The suggestion by IrishChieftain to use SPF helped me, so here is a summary of the steps I did:

1.) First, I also received emails in my GMail inbox that I sent from my sever and that got the "This message may not have been sent by..." warning.

2.) Next, I looked at the source of the email inside GMail (clicke the arrow next to the message and select "Display original"). An excerpt from there was:

Received-SPF: fail (google.com: domain of me@mydomain.com does not designate 211.113.37.19 as permitted sender) client-ip=211.113.37.19;

So Google directly told me what to do: Add some SPF records in the DNS of my domain "mydomain.com" to get rid of this warning.

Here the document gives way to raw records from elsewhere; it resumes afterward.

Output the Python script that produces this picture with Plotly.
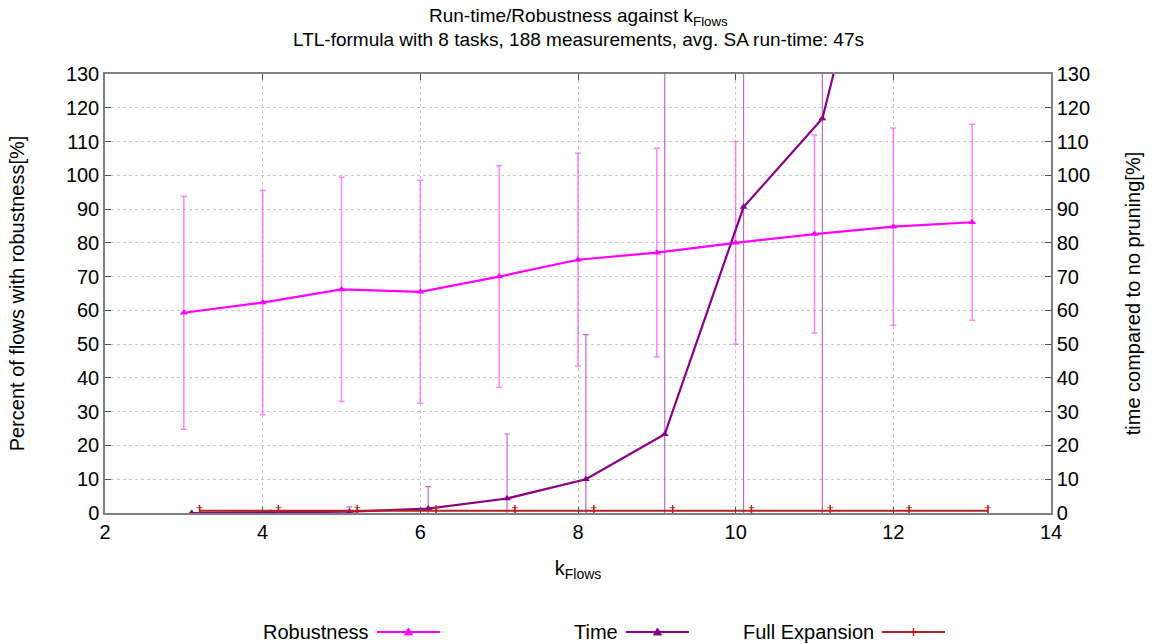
import plotly.graph_objects as go

# ---- data ----
k_flows = [3, 4, 5, 6, 7, 8, 9, 10, 11, 12, 13]
robust_mean = [59.3, 62.3, 66.2, 65.5, 70.0, 75.0, 77.1, 80.0, 82.6, 84.8, 86.1]
robust_err = [34.5, 33.2, 33.2, 33.0, 32.8, 31.5, 30.9, 30.0, 29.3, 29.2, 29.0]

time_offset = 0.1
time_mean = [0.0, 0.1, 0.4, 1.3, 4.3, 10.0, 23.3, 90.6, 116.8, 210.0, 400.0]
time_err = [0.0, 0.3, 1.4, 6.5, 19.1, 42.8, 110.0, 100.0, 130.0, 60.0, 120.0]

full_offset = 0.2
full_mean = [0.7, 0.7, 0.7, 0.7, 0.7, 0.7, 0.7, 0.7, 0.7, 0.7, 0.7]
full_err = [0.9, 0.9, 0.9, 0.9, 0.9, 0.9, 0.9, 0.9, 0.9, 0.9, 0.9]

x_ticks = [2, 4, 6, 8, 10, 12, 14]
y_ticks = list(range(0, 131, 10))
series_names = ["Robustness", "Time", "Full Expansion"]

time_x = [k + time_offset for k in k_flows]
full_x = [k + full_offset for k in k_flows]

FONT = "Liberation Sans, Arial, sans-serif"
C_ROB = "#ff00ff"
C_TIME = "#880088"
C_FULL = "#b22222"

fig = go.Figure()

fig.add_trace(go.Scatter(
    x=k_flows, y=robust_mean, mode="lines+markers", name=series_names[0],
    line=dict(color=C_ROB, width=2.2),
    marker=dict(symbol="triangle-up", size=7, color=C_ROB),
    error_y=dict(type="data", array=robust_err, visible=True,
                 color="rgba(255,80,255,0.7)", thickness=1.5, width=3),
    showlegend=False,
))
fig.add_trace(go.Scatter(
    x=time_x, y=time_mean, mode="lines+markers", name=series_names[1],
    line=dict(color=C_TIME, width=2.2),
    marker=dict(symbol="triangle-up", size=7, color=C_TIME),
    error_y=dict(type="data", array=time_err, visible=True,
                 color="rgba(175,70,185,0.8)", thickness=1.2, width=3),
    yaxis="y2", showlegend=False,
))
fig.add_trace(go.Scatter(
    x=full_x, y=full_mean, mode="lines+markers", name=series_names[2],
    line=dict(color=C_FULL, width=2),
    marker=dict(symbol="line-ns-open", size=8, color=C_FULL,
                line=dict(color=C_FULL, width=1.5)),
    error_y=dict(type="data", array=full_err, visible=True,
                 color="rgba(200,60,60,0.8)", thickness=1.2, width=3),
    yaxis="y2", showlegend=False,
))

axis_common = dict(
    showline=True, linecolor="#808080", linewidth=1.5,
    ticks="inside", ticklen=6, tickcolor="#505050",
    showgrid=True, gridcolor="#c8c8c8", griddash="dot", gridwidth=1,
    zeroline=False, tickfont=dict(size=20, color="#000", family=FONT),
)

fig.update_layout(
    width=1157, height=644,
    margin=dict(l=105, r=106, t=74, b=131),
    paper_bgcolor="white", plot_bgcolor="white",
    font=dict(family=FONT, size=20, color="#000"),
    xaxis=dict(range=[2, 14], tickvals=x_ticks, mirror="ticks",
               title=dict(text="k<sub>Flows</sub>", standoff=19,
                          font=dict(size=20, family=FONT)),
               **axis_common),
    yaxis=dict(range=[0, 130], tickvals=y_ticks, mirror=True,
               title=dict(text="Percent of flows with robustness[%]", standoff=36,
                          font=dict(size=20, family=FONT)),
               **axis_common),
    yaxis2=dict(range=[0, 130], tickvals=y_ticks, overlaying="y", side="right",
                title=dict(text="time compared to no pruning[%]", standoff=37,
                           font=dict(size=20, family=FONT)),
                **{**axis_common, "showgrid": False}),
    showlegend=False,
)

# title (two lines)
fig.add_annotation(text="Run-time/Robustness against k<sub>Flows</sub>",
                   xref="paper", yref="paper", x=0.5, y=1.1298,
                   xanchor="center", yanchor="middle", showarrow=False,
                   font=dict(size=19, family=FONT, color="#000"))
fig.add_annotation(text="LTL-formula with 8 tasks, 188 measurements, avg. SA run-time: 47s",
                   xref="paper", yref="paper", x=0.5, y=1.0797,
                   xanchor="center", yanchor="middle", showarrow=False,
                   font=dict(size=19, family=FONT, color="#000"))

# custom legend: text then sample (gnuplot style)
leg_y = -0.2711
leg_text_right = [0.2812, 0.5444, 0.815]
leg_colors = [C_ROB, C_TIME, C_FULL]
for name, xr, col in zip(series_names, leg_text_right, leg_colors):
    fig.add_annotation(text=name, xref="paper", yref="paper", x=xr, y=leg_y,
                       xanchor="right", yanchor="middle", showarrow=False,
                       font=dict(size=20, family=FONT, color="#000"))
    x0 = xr + 6 / 946
    x1 = x0 + 63 / 946
    xm = (x0 + x1) / 2
    fig.add_shape(type="line", xref="paper", yref="paper", x0=x0, x1=x1,
                  y0=leg_y, y1=leg_y, line=dict(color=col, width=2))
    if name == "Full Expansion":
        fig.add_shape(type="path", xref="paper", yref="paper",
                      xsizemode="pixel", ysizemode="pixel", xanchor=xm, yanchor=leg_y,
                      path="M 0,-4 L 0,4", line=dict(color=col, width=1.5))
    else:
        fig.add_shape(type="path", xref="paper", yref="paper",
                      xsizemode="pixel", ysizemode="pixel", xanchor=xm, yanchor=leg_y,
                      path="M -4,-3 L 4,-3 L 0,4 Z", fillcolor=col,
                      line=dict(color=col, width=1))

fig.write_html("out.html")
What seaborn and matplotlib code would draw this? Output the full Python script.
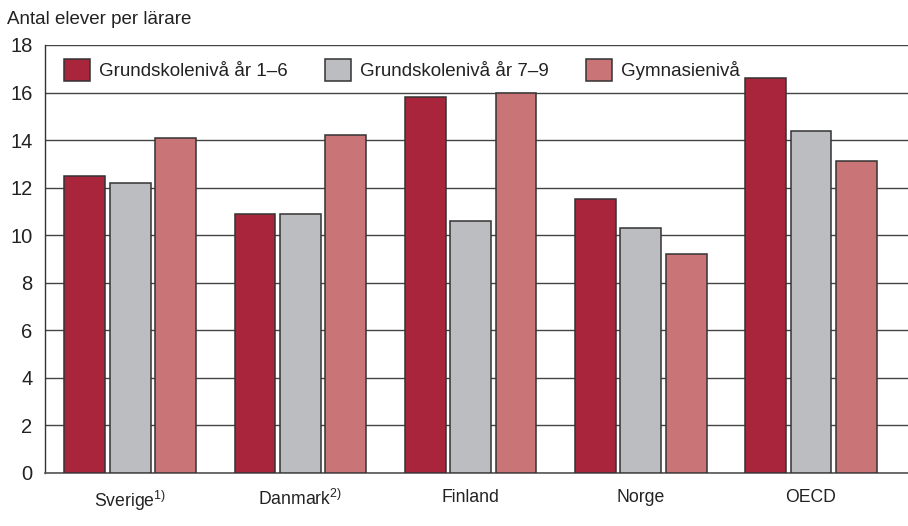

3.) Therefore I logged into the control panel of my DNS provider and added two TXT records, something like this:

*.mydomain.com. 180 v=spf1 +a +mx ip4:211.113.37.19 -all
mydomain.com. 180 v=spf1 +a +mx ip4:211.113.37.19 -all

Please note that I entered each line in three separate fields:

  • One field for *.mydomain.com.
  • One field for 180 (the TTL, 3 minutes in my example)
  • One field for v=spf1 +a +mx ip4:211.113.37.19 -all

4.) After that, I waited some time and tried to resend. This succeeded. Google now shows in the original:

Received-SPF: pass (google.com: domain of Received-SPF: pass (google.com: domain of [email protected] designates 211.113.37.19 as permitted sender) client-ip=211.113.37.19;

Please note that I choose the SPF version since the mail server is on a different machine as the web server, so I could not perform the other solution as Mulmot wrote.